During its prosperous era, it was a venue for teenagers similar to Siam Square at present. This group of teenagers has been called "Koh Lang Wang" (โก๋หลังวัง), translate as "mobster behind the palace". They have a unique dress style with Western fashion in those days, favor listening to Elvis Presley or Cliff Richard's music, and most favorite star was James Dean. Because Thailand at that time was influenced by American culture through enlisted soldiers (G.I.) who set up the base to fight in the Vietnam War. Their stories have been referred into at least three Thai movies, including Dang Bireley's and Young Gangsters in 1997,  Born Blood in 2002, and The Gangster in 2012.

Wang Burapha in its prosperous era was a home to three movie theaters, namely Kings, Queens, and Grand, also the Sala Chalermkrung Royal Theatre was located adjacent to each other separately. There are also markets and shops of foreigners located nearby such as  Ming Mueang Market, Bampen Bun Market, Bombai, Rattana Mala, Wiang Fah, Lilly, Yong Tiang Store etc. and also filled with many cafés and restaurants including photo studios.  In terms of travel it was also regarded as a bus terminal and has a tram running through as well.

Wang Burapa began to gradually decline in popularity in 1965 when Siam Square and Ratchaprasong Shopping Centre were replaced. Ming Mueang Market was dismantled in 1978 and the last movie theater, Queens, was dissolved in 1990.  Today, the location of Ming Mueang Market has become The Old Siam Plaza.

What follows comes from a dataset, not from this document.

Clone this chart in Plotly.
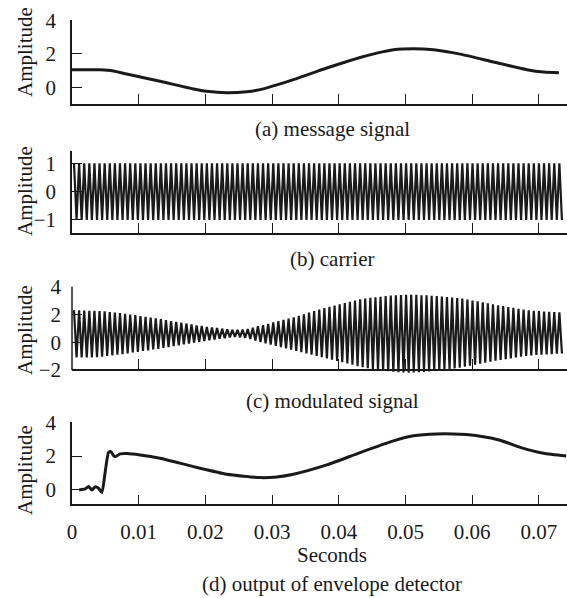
import plotly.graph_objects as go

# ---------------- data ----------------
# (a) message signal
msg_t = [0.0000, 0.0020, 0.0042, 0.0062, 0.0082, 0.0132, 0.0182, 0.0202, 0.0232, 0.0262,
         0.0282, 0.0332, 0.0382, 0.0432, 0.0457, 0.0482, 0.0512, 0.0542, 0.0582, 0.0632,
         0.0682, 0.0707, 0.0730]
msg_v = [1.05, 1.05, 1.04, 0.97, 0.79, 0.36, -0.10, -0.24, -0.33, -0.27,
         -0.14, 0.46, 1.15, 1.78, 2.04, 2.24, 2.30, 2.24, 1.98, 1.51,
         1.05, 0.91, 0.87]

# carrier / modulated: peak timing
peak_t0 = 0.0003          # first crest
peak_half = 0.000383      # crest-to-trough spacing

carrier_upper = [1] * 96
carrier_lower = [-1] * 96

mod_upper = [2.31, 2.30, 2.29, 2.27, 2.26, 2.24, 2.22, 2.18, 2.14, 2.10,
             2.05, 2.00, 1.95, 1.89, 1.83, 1.77, 1.72, 1.66, 1.60, 1.53,
             1.47, 1.41, 1.35, 1.28, 1.22, 1.17, 1.11, 1.06, 1.02, 0.98,
             0.94, 0.90, 0.89, 0.91, 0.96, 1.05, 1.15, 1.24, 1.33, 1.43,
             1.52, 1.61, 1.70, 1.80, 1.91, 2.02, 2.13, 2.24, 2.35, 2.46,
             2.55, 2.65, 2.74, 2.83, 2.92, 3.01, 3.10, 3.15, 3.20, 3.24,
             3.28, 3.32, 3.36, 3.38, 3.40, 3.41, 3.41, 3.41, 3.39, 3.38,
             3.35, 3.32, 3.29, 3.25, 3.22, 3.18, 3.14, 3.08, 3.01, 2.95,
             2.88, 2.81, 2.74, 2.67, 2.61, 2.54, 2.48, 2.41, 2.35, 2.30,
             2.27, 2.24, 2.21, 2.19, 2.17, 2.15]
mod_lower = [-1.10, -1.10, -1.10, -1.10, -1.08, -1.03, -0.98, -0.94, -0.89, -0.85,
             -0.80, -0.74, -0.69, -0.63, -0.58, -0.52, -0.47, -0.41, -0.35, -0.28,
             -0.22, -0.15, -0.09, -0.02, 0.04, 0.09, 0.15, 0.20, 0.25, 0.30,
             0.35, 0.38, 0.36, 0.32, 0.24, 0.13, 0.01, -0.08, -0.17, -0.26,
             -0.35, -0.44, -0.53, -0.62, -0.71, -0.80, -0.89, -0.98, -1.08, -1.17,
             -1.26, -1.35, -1.44, -1.53, -1.62, -1.72, -1.80, -1.86, -1.92, -1.97,
             -2.03, -2.08, -2.12, -2.15, -2.17, -2.19, -2.18, -2.16, -2.13, -2.10,
             -2.06, -2.02, -1.97, -1.93, -1.88, -1.83, -1.76, -1.68, -1.61, -1.54,
             -1.47, -1.40, -1.33, -1.28, -1.22, -1.16, -1.10, -1.04, -0.99, -0.95,
             -0.92, -0.89, -0.87, -0.85, -0.83, -0.81]

# (d) output of envelope detector
env_t = [0.00108, 0.00198, 0.00248, 0.00298, 0.00348, 0.00398, 0.00448, 0.00498, 0.00548,
         0.00583, 0.00623, 0.00648, 0.00723, 0.00823, 0.0102, 0.0132, 0.0182, 0.0232,
         0.0282, 0.0307, 0.0332, 0.0382, 0.0432, 0.0482, 0.0512, 0.0547, 0.0582,
         0.0612, 0.0642, 0.0672, 0.0707, 0.0741]
env_v = [0.00, 0.06, 0.20, 0.00, 0.18, 0.10, -0.16, 1.08, 2.23,
         2.27, 2.03, 1.97, 2.13, 2.15, 2.07, 1.87, 1.38, 0.93,
         0.73, 0.77, 0.93, 1.48, 2.21, 2.90, 3.20, 3.31, 3.29,
         3.18, 2.94, 2.52, 2.17, 2.01]

x_tickvals = [0, 0.01, 0.02, 0.03, 0.04, 0.05, 0.06, 0.07]
x_ticktext = ["0", "0.01", "0.02", "0.03", "0.04", "0.05", "0.06", "0.07"]

captions = ["(a) message signal", "(b) carrier", "(c) modulated signal",
            "(d) output of envelope detector"]


def zigzag(uppers, lowers):
    t, v = [], []
    for j, (u, l) in enumerate(zip(uppers, lowers)):
        t.append(peak_t0 + 2 * j * peak_half)
        v.append(u)
        t.append(peak_t0 + (2 * j + 1) * peak_half)
        v.append(l)
    return t, v


car_t, car_v = zigzag(carrier_upper, carrier_lower)
mod_t, mod_v = zigzag(mod_upper, mod_lower)

# ---------------- layout geometry ----------------
W, H = 567, 598
L = 72
FONT = "Liberation Serif"
INK = "#1a1a1a"
FS = 21


def py(pix):
    return 1 - pix / H


XR = [0, (W - L) / 6670.0]

fig = go.Figure()
fig.add_trace(go.Scatter(x=msg_t, y=msg_v, mode="lines", line=dict(color=INK, width=3, shape="spline", smoothing=0.6),
                         xaxis="x", yaxis="y", showlegend=False))
fig.add_trace(go.Scatter(x=car_t, y=car_v, mode="lines", line=dict(color=INK, width=2.2),
                         xaxis="x2", yaxis="y2", showlegend=False))
fig.add_trace(go.Scatter(x=mod_t, y=mod_v, mode="lines", line=dict(color=INK, width=2.2),
                         xaxis="x3", yaxis="y3", showlegend=False))
fig.add_trace(go.Scatter(x=env_t, y=env_v, mode="lines", line=dict(color=INK, width=3, shape="spline", smoothing=0.5),
                         xaxis="x4", yaxis="y4", showlegend=False))

tickfont = dict(family=FONT, size=FS, color=INK)


def xax(anchor, labels=False, free_pos=None):
    d = dict(domain=[0, 1], range=XR, showline=True, linecolor=INK, linewidth=1.5,
             ticks="inside", ticklen=10, tickwidth=1, tickcolor=INK,
             tickvals=x_tickvals, ticktext=x_ticktext, showticklabels=labels,
             showgrid=False, zeroline=False, tickfont=tickfont, ticklabelstandoff=8,
             automargin=False, ticklabeloverflow="allow")
    if free_pos is None:
        d["anchor"] = anchor
    else:
        d["anchor"] = "free"
        d["position"] = free_pos
    return d


def yax(anchor, dom, rng, tv, showline=True):
    return dict(domain=dom, range=rng, anchor=anchor, showline=showline, linecolor=INK, linewidth=1.5,
                ticks="inside", ticklen=10, tickwidth=1, tickcolor=INK, tickvals=tv,
                showgrid=False, zeroline=False, tickfont=tickfont, ticklabelstandoff=10,
                automargin=False, ticklabeloverflow="allow")


# pixel extents of each panel (bottom, top)
dom_a = [py(104), py(20.3)]
dom_b = [py(232.7), py(150.7)]
dom_c = [py(377), py(286.7)]
dom_d = [py(504.3), py(422.3)]

c_axis_pos = py(370)

fig.update_layout(
    template="none",
    width=W, height=H,
    margin=dict(l=L, r=0, t=0, b=0, autoexpand=False),
    paper_bgcolor="white", plot_bgcolor="rgba(0,0,0,0)",
    font=dict(family=FONT, size=FS, color=INK),
    hovermode=False,
    xaxis=xax("y"),
    xaxis2=xax("y2"),
    xaxis3=xax("y3", free_pos=c_axis_pos),
    xaxis4=xax("y4", labels=True),
    yaxis=yax("x", dom_a, [-1.0, 4], [0, 2, 4]),
    yaxis2=yax("x2", dom_b, [-1.45, 1.45], [-1, 0, 1]),
    yaxis3=yax("x3", dom_c, [-2.5, 4], [-2, 0, 2, 4], showline=False),
    yaxis4=yax("x4", dom_d, [-0.85, 4], [0, 2, 4]),
)

# y-axis line of panel (c), stopping at its x-axis
fig.add_shape(type="line", xref="paper", yref="paper", x0=0, x1=0,
              y0=c_axis_pos, y1=dom_c[1], line=dict(color=INK, width=1.5))


def px_to_paper_x(pix):
    return (pix - L) / (W - L)


ann = []
for ypix in [52, 191, 330, 470]:
    ann.append(dict(text="Amplitude", xref="paper", yref="paper", x=px_to_paper_x(25), y=py(ypix),
                    textangle=-90, showarrow=False, xanchor="center", yanchor="middle",
                    font=dict(family=FONT, size=FS, color=INK)))
for cap, ypix in zip(captions, [129, 259, 401, 584]):
    ann.append(dict(text=cap, xref="paper", yref="paper", x=px_to_paper_x(332), y=py(ypix),
                    showarrow=False, xanchor="center", yanchor="middle",
                    font=dict(family=FONT, size=FS, color=INK)))
ann.append(dict(text="Seconds", xref="paper", yref="paper", x=px_to_paper_x(332), y=py(555),
                showarrow=False, xanchor="center", yanchor="middle",
                font=dict(family=FONT, size=FS, color=INK)))
fig.update_layout(annotations=ann)

fig.write_html("out.html", config={"displayModeBar": False},
               post_script="document.body.style.margin='0';document.body.style.overflow='hidden';")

At present, around Wang Burapha is regarded as the centre of the gun shop, there are many famous shops located here, also being the centre of many leading bookstores as well. In the area of some restaurants that have been operating since the heyday era, they are still operating as in the past even though the general condition of this neighbourhood is very sluggish.